The respect building of course beautifully coincides with Matt Hardy becoming annoyingly and increasingly arrogant to a manner that being a “good guy” leads him down a “holier than thou” path. There aren’t many people that enjoy whining and complaining and someone telling them how much better he is than the rest of the world when it comes to morals and accomplishments. When, thanks to a tournament, it becomes clear that only one person can save fans from what has become a babbling fool, the fans get behind that person, heel or face. The match of course results in EC3’s second title reign, but short lived.
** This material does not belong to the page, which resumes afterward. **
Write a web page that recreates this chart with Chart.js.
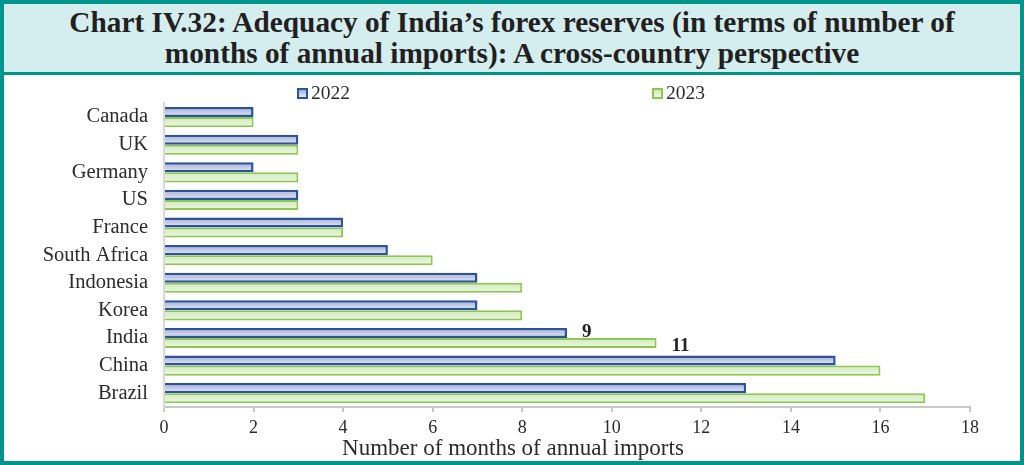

Remember the cast of characters that helped the heal along the way and were suddenly dropped out of arrogance? The final straw to turning a heel into a face is sympathy. It was the rematch for the title which aired just a earlier this year, where Tyrus, the longtime EC3 bodyguard turned on him and sided with Matt Hardy to help Hardy secure the victory. Hardy’s “holier than thou” attitude and his new alignment with a heel sidekick resulting in a win via cheating successfully fully turns him heel and thereby gains sympathy for EC3 as his loyal friend turns his back on him.
The true culmination of EC3 into a face occurred just a couple of weeks ago after being off air. It was now Hardy’s arrogance that was annoying fans more than anything and the emergence of the one man who would shut him up resulted in arguably the biggest pop of EC3’s career thus far. Suddenly, fans were not just cheering, but singing along to his music as he played conductor.
How do you fully secure a face turn’s success? Take the only other person on the roster loyal to the character and have him turn on the character. At TNA’s Lockdown this past Tuesday, it was Rockstar Spud’s time to turn on EC3 and side with the maniacal Matt Hardy. The odds are now fully stacked against EC3, who two and half years after debuting as the spoiled rotten nephew of the company owner, has become the underdog. Everyone loves an underdog.
Too many times in today’s world of professional wrestling or sports entertainment, fans are given character creation in the form of short story. A short story doesn’t have enough to invoke emotion from its reader or a fanbase and is briefly entertaining. TNA and EC3 have created the main character of a novel.